Despite the chairman’s strong bias against AUM and a panel of witnesses heavily stacked in favor of CSE, abstinence education supporters held their own. Dr. Stan Weed, director of the Institute for Research and Evaluation, has conducted over 100 different studies of AUM programs. He told committee members: “Emerging evidence supports the notion that abstinence-centered strategies, if well-designed and implemented, can significantly and substantially reduce teen sexual initiation for periods of 1 to 2 years and thereby may positively impact the health of American adolescents.”

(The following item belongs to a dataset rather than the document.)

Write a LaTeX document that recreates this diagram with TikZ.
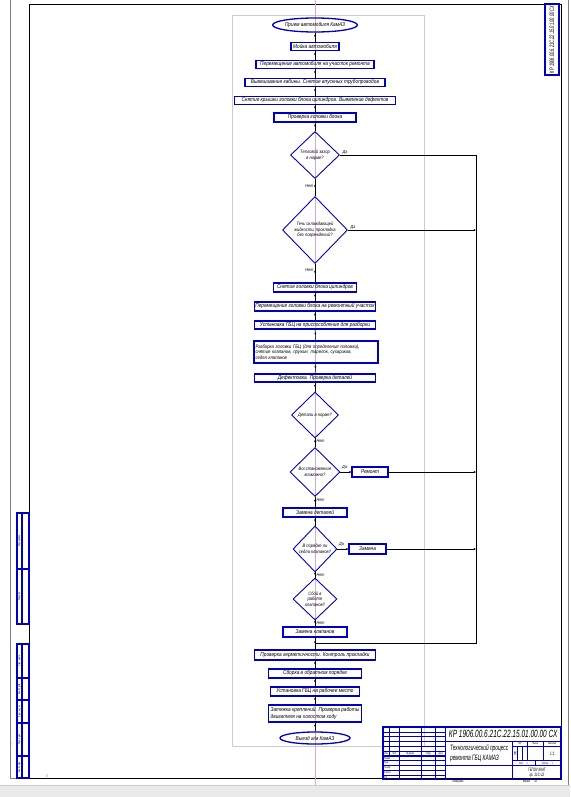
\documentclass[tikz,border=0pt]{standalone}
\usepackage{fontspec}
\setmainfont{Liberation Sans}[FakeStretch=0.85]
\newfontfamily\gostfont{Liberation Sans}[FakeStretch=0.62]
\usetikzlibrary{positioning,shapes.geometric,arrows.meta,decorations.markings}
\definecolor{inkblue}{HTML}{0000C0}
\definecolor{guide}{HTML}{D8A8D8}
\definecolor{panelgrey}{HTML}{CCCCCC}
\definecolor{sheetgrey}{HTML}{EAEAEA}
\tikzset{
  blk/.style={draw=inkblue,line width=1.3pt,font=\fontsize{5.6}{6.4}\selectfont\itshape,inner sep=0.6pt,align=center,minimum height=8pt},
  term/.style={ellipse,draw=inkblue,line width=1.3pt,font=\fontsize{5.6}{6.4}\selectfont\itshape,inner sep=0pt},
  ask/.style={diamond,draw=inkblue,line width=0.9pt,font=\fontsize{4.8}{5.6}\selectfont\itshape,inner sep=0pt,align=center},
  lbl/.style={font=\fontsize{4.4}{5}\selectfont\itshape,inner sep=0.5pt},
  flow/.style={line width=0.5pt,postaction={decorate},decoration={markings,mark=at position 0.5 with {\arrow{Stealth[length=2.4pt,width=2pt]}}}},
  side/.style={line width=0.5pt,-{Stealth[length=2.4pt,width=2pt]}},
  tb/.style={draw=inkblue,line width=1.1pt},
  tbthin/.style={draw=inkblue,line width=0.5pt},
  tbtxt/.style={font=\gostfont\fontsize{3}{3.5}\selectfont,inner sep=0pt},
}

\begin{document}
\begin{tikzpicture}[x=1pt,y=-1pt]
\useasboundingbox (0,0) rectangle (570,797);
\fill[white] (0,0) rectangle (570,797);
% sheet, frame, guides
\fill[sheetgrey] (0,785) rectangle (570,797);
\draw[panelgrey,line width=0.4pt] (0,785) -- (570,785);
\draw[gray,line width=0.3pt] (10,0) -- (10,778) -- (29,778);
\draw[gray,line width=0.3pt] (568,0) -- (568,785);
\draw[line width=0.6pt] (29,4) rectangle (561,778);
\draw[panelgrey,line width=0.5pt] (232,15) rectangle (424,746);
\draw[guide,line width=0.4pt] (315,0) -- (315,785);
\node[font=\fontsize{4}{4}\selectfont,text=gray,inner sep=0pt] (ucsy) at (11,745) {Y};
\node[font=\fontsize{4}{4}\selectfont,text=gray,inner sep=0pt] (ucsx) at (47,776) {X};

% flowchart
\node[term,minimum width=78pt,minimum height=14pt] (start) at (315,25) {Прием автомобиля КамАЗ};
\node[blk,minimum width=48pt] (b1) at (315,46.5) {Мойка автомобиля};
\node[blk,minimum width=118pt] (b2) at (315,64.5) {Перемещение автомобиля на участок ремонта};
\node[blk,minimum width=140pt] (b3) at (315,82.5) {Вывешивание кабины. Снятие впускных трубопроводов};
\node[blk,minimum width=161pt] (b4) at (315,100.5) {Снятие крышки головки блока цилиндров. Выявление дефектов};
\node[blk,minimum width=82pt,minimum height=9pt] (b5) at (315,117.5) {Проверка головки блока};
\node[ask,minimum width=49pt,minimum height=47pt] (d1) at (315,155) {Тепловой зазор\\в норме?};
\node[ask,minimum width=65pt,minimum height=67pt] (d2) at (315,230) {Течь охлаждающей\\жидкости, прокладка\\без повреждений?};
\node[blk,minimum width=83pt,minimum height=9pt] (b6) at (315,287.5) {Снятие головки блока цилиндров};
\node[blk,minimum width=120pt,minimum height=9pt] (b7) at (315,306.5) {Перемещение головки блока на ремонтный участок};
\node[blk,minimum width=121pt] (b8) at (315,325) {Установка ГБЦ на приспособление для разборки};
\node[blk,minimum width=124pt,minimum height=22pt,align=left,text width=121pt,font=\fontsize{5}{5.8}\selectfont\itshape] (b9) at (316,352) {Разборка головки ГБЦ (для определения поломки),\\снятие клапанов, пружин, тарелок, сухариков,\\седел клапанов};
\node[blk,minimum width=121pt] (b10) at (315,378) {Дефектовка. Проверка деталей};
\node[ask,minimum width=47pt,minimum height=46pt] (d3) at (315,415) {Детали в норме?};
\node[ask,minimum width=50pt,minimum height=49pt] (d4) at (315,472) {Восстановление\\возможно?};
\node[blk,minimum width=36pt,minimum height=10pt,right=11pt of d4] (r1) {Ремонт};
\node[blk,minimum width=64pt,minimum height=9pt] (b11) at (315,512.5) {Замена деталей};
\node[ask,minimum width=44pt,minimum height=46pt] (d5) at (315,549) {В порядке ли\\седла клапанов?};
\node[blk,minimum width=37pt,minimum height=10pt,right=11pt of d5] (r2) {Замена};
\node[ask,minimum width=44pt,minimum height=42pt] (d6) at (315,599) {Сбой в\\работе\\клапанов?};
\node[blk,minimum width=64pt,minimum height=10pt] (b12) at (315,632) {Замена клапанов};
\node[blk,minimum width=121pt,minimum height=10pt] (b13) at (315,655) {Проверка герметичности. Контроль прокладки};
\node[blk,minimum width=93pt,minimum height=9pt] (b14) at (315,673.5) {Сборка в обратном порядке};
\node[blk,minimum width=89pt,minimum height=9pt] (b15) at (315,691.5) {Установка ГБЦ на рабочее место};
\node[blk,minimum width=93pt,minimum height=17pt,align=left] (b16) at (315,713.5) {Затяжка креплений. Проверка работы\\двигателя на холостом ходу};
\node[term,minimum width=70pt,minimum height=12pt] (stop) at (315,738) {Выезд а/м КамАЗ};

\foreach \a/\b in {start/b1,b1/b2,b2/b3,b3/b4,b4/b5,b5/d1,d1/d2,d2/b6,b6/b7,b7/b8,b8/b9,b9/b10,b10/d3,d3/d4,d4/b11,b11/d5,d5/d6,d6/b12,b12/b13,b13/b14,b14/b15,b15/b16,b16/stop}
  \draw[flow] (\a) -- (\b);

% answers
\node[lbl,above right=0pt and 2pt of d1.east] (d1yes) {Да};
\node[lbl,below left=5pt and 1pt of d1.south] (d1no) {Нет};
\node[lbl,above right=0pt and 2pt of d2.east] (d2yes) {Да};
\node[lbl,below left=4pt and 1pt of d2.south] (d2no) {Нет};
\node[lbl,below right=0.5pt and 1pt of d3.south] (d3no) {Нет};
\node[lbl,above right=2pt and 1pt of d4.east] (d4yes) {Да};
\node[lbl,below right=0.5pt and 1pt of d4.south] (d4no) {Нет};
\node[lbl,above right=2pt and 1pt of d5.east] (d5yes) {Да};
\node[lbl,below right=0.5pt and 1pt of d5.south] (d5no) {Нет};
\node[lbl,below right=0.5pt and 1pt of d6.south] (d6no) {Нет};

% return line
\coordinate (bus) at (476,643);
\coordinate (join) at (315,643);
\draw[line width=0.5pt] (d1.east) -- (d1.east -| bus) -- (bus) -- (join);
\draw[side] (d2.east) -- (d2.east -| bus);
\draw[side] (d4.east) -- (r1.west);
\draw[side] (r1.east) -- (r1.east -| bus);
\draw[side] (d5.east) -- (r2.west);
\draw[side] (r2.east) -- (r2.east -| bus);

% stamp top right
\draw[tb] (545,4) rectangle (559,75);
\node[rotate=90,font=\gostfont\fontsize{6.5}{6.5}\selectfont\itshape,inner sep=0pt] (stamp) at (552,39.5) {КР 1906.00.6.21С.22.15.01.00.00 СХ};

% left strip
\draw[tb] (17,513) rectangle (29,624);
\draw[tb] (17,644) rectangle (29,778);
\draw[tb] (22,513) -- (22,624);
\draw[tb] (22,644) -- (22,778);
\foreach \ya/\yb/\txt [count=\i] in {513/569/{Перв. примен.},569/624/{Справ. №},644/678/{Подп. и дата},678/700/{Инв. № дубл.},700/723/{Взам. инв. №},723/756/{Подп. и дата},756/778/{Инв. № подл.}}{
  \draw[tb] (17,\yb) -- (29,\yb);
  \node[tbtxt,rotate=90,font=\gostfont\fontsize{2.8}{3}\selectfont] (strip\i) at (19.5,{(\ya+\yb)/2}) {\txt};
}

% title block
\begin{scope}[shift={(383,727)},x=0.962pt,y=-0.962pt]
  \foreach \y in {5,10,15,20,30,35,40,45,50}
    \draw[tbthin] (0,\y) -- (65,\y);
  \draw[tb] (0,25) -- (65,25);
  \draw[tb] (0,30) -- (65,30);
  \draw[tb] (7,0) -- (7,30);
  \foreach \x in {17,40,55,65}
    \draw[tb] (\x,0) -- (\x,55);
  \draw[tb] (65,15) -- (185,15);
  \draw[tb] (65,40) -- (185,40);
  \draw[tb] (135,15) -- (135,55);
  \draw[tb] (135,20) -- (185,20);
  \draw[tb] (135,35) -- (185,35);
  \draw[tb] (150,15) -- (150,35);
  \draw[tb] (167,15) -- (167,35);
  \draw[tbthin] (140,20) -- (140,35);
  \draw[tbthin] (145,20) -- (145,35);
  \draw[tbthin] (158,35) -- (158,40);
  \draw[tb] (0,0) rectangle (185,55);
  \node[tbtxt,font=\gostfont\fontsize{10.5}{11}\selectfont\itshape] (tbdes) at (125,7.5) {КР 1906.00.6.21С.22.15.01.00.00 СХ};
  \node[tbtxt,font=\gostfont\fontsize{7.8}{9.5}\selectfont\itshape,align=left] (tbname) at (100,27.5) {Технологический процесс\\ремонта ГБЦ КАМАЗ};
  \node[tbtxt] (tblit) at (142.5,17.5) {Лит.};
  \node[tbtxt] (tbmass) at (158.5,17.5) {Масса};
  \node[tbtxt] (tbscale) at (176,17.5) {Масштаб};
  \node[tbtxt,font=\gostfont\fontsize{6}{6}\selectfont] (tbletter) at (137.5,27.5) {Н};
  \node[tbtxt,font=\gostfont\fontsize{5}{5}\selectfont] (tbratio) at (176,27.5) {1:1};
  \node[tbtxt] (tbsheet) at (146,37.5) {Лист \quad 1};
  \node[tbtxt] (tbsheets) at (171,37.5) {Листов \quad 1};
  \node[tbtxt,font=\gostfont\fontsize{4.8}{5.4}\selectfont\itshape,align=center] (tborg) at (160,47.5) {ГБПОУ ККАТ\\гр. 21С-22};
  \node[tbtxt] (tbizm) at (3.5,27.5) {Изм.};
  \node[tbtxt] (tblist) at (12,27.5) {Лист};
  \node[tbtxt] (tbdoc) at (28.5,27.5) {№ докум.};
  \node[tbtxt] (tbsign) at (47.5,27.5) {Подп.};
  \node[tbtxt] (tbdate) at (60,27.5) {Дата};
  \foreach \y/\txt [count=\i] in {32.5/Разраб.,37.5/Пров.,42.5/Т.контр.,47.5/Н.контр.,52.5/Утв.}
    \node[tbtxt,anchor=west] (tbrole\i) at (0.8,\y) {\txt};
\end{scope}
\node[tbtxt,font=\gostfont\fontsize{3.5}{4}\selectfont] (copied) at (458,782) {Копировал};
\node[tbtxt,font=\gostfont\fontsize{3.5}{4}\selectfont] (format) at (530,782) {Формат \quad А1};
\end{tikzpicture}
\end{document}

“CSE advocates continue to promote the lie that AUM education doesn’t work, despite the growing body of research that shows that authentic AUM programs are effective at helping teens delay sexual activity and avoid other risky behaviors,” said John Rustin, vice president and director of government relations for the North Carolina Family Policy Council. “Congress should examine all the research and fund programs that effectively promote the only 100 percent effective way to avoid disease, unwed childbearing, and emotional heartache. To do anything less, is to sell our children short.”